Among Alphabet's (Google's parent company) ambitious projects was the Project Loon that hopes to take Internet connectivity to remote places that the infrastructure to do so. Now, according to a Techcrunch report, it has got FCC approval to bring LTE connectivity using its Project Loon balloons in hurricane hit areas of Puerto Rico and the Virgin Islands.
Hurricane Maria and Irma had led to these regions losing access to basic amenities, and over 80 percent were stranded without network reception that could have helped them to reach out for help.

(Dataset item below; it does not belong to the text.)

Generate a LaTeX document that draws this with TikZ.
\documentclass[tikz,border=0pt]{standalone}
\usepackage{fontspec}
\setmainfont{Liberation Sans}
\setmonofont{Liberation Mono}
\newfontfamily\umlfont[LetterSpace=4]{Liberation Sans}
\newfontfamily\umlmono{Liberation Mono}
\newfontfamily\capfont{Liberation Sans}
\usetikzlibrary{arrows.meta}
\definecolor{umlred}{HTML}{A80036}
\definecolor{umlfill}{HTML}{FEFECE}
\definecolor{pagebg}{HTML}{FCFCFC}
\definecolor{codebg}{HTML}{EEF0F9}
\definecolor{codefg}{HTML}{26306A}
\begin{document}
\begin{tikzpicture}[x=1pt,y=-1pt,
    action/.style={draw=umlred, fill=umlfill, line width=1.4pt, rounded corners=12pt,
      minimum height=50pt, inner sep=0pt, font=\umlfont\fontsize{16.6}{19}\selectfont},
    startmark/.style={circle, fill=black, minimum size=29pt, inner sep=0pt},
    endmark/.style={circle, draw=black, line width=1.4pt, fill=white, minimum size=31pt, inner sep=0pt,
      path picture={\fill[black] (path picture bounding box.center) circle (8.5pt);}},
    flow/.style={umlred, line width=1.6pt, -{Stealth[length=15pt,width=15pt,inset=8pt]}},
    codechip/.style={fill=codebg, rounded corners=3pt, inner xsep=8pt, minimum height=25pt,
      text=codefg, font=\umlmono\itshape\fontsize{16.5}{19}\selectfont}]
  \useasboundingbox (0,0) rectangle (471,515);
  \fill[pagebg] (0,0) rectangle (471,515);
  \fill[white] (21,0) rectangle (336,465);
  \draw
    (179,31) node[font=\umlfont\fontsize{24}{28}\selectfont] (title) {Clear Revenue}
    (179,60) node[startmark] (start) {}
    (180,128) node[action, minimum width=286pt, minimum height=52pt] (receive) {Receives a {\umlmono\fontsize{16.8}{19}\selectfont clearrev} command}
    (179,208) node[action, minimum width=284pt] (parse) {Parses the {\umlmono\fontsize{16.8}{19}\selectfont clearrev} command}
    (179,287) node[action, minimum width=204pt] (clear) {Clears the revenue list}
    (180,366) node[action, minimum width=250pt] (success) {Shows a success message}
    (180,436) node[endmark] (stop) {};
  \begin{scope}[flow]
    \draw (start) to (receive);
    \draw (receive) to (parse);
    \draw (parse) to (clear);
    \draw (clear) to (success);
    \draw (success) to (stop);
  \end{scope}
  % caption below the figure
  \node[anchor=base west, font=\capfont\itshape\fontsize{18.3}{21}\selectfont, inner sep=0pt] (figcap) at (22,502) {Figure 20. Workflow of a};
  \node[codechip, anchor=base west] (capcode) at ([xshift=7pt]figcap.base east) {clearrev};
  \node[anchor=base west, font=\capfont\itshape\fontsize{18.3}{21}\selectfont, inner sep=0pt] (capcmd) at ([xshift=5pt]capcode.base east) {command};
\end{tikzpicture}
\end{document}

As it’s been two weeks since hurricane struck, there is now need to take some innovative steps, FCC Chairman said. However, it cannot be done without a telco partner.
Here's another tweet:
BREAKING: FCC issues experimental license to Google to provide emergency cellular service in Puerto Rico through Project Loon balloons.— Matthew Berry (@matthewberryfcc) October 6, 2017
The Project loon comes under Google's X projects and is a network of high-flying balloons that can rise above 60,000 feet. They transmit signals directly to LTE-enabled devices. They are designed and manufactured at scale to survive the conditions in the stratosphere, where winds can blow over 100 km/hr and the thin atmosphere offers little protection from UV radiation and dramatic temperature swings which can reach as low as -90°C. Made from sheets of polyethylene, each tennis court sized balloon is built to last more than 100 days in the stratosphere before returning to the ground in a controlled descent.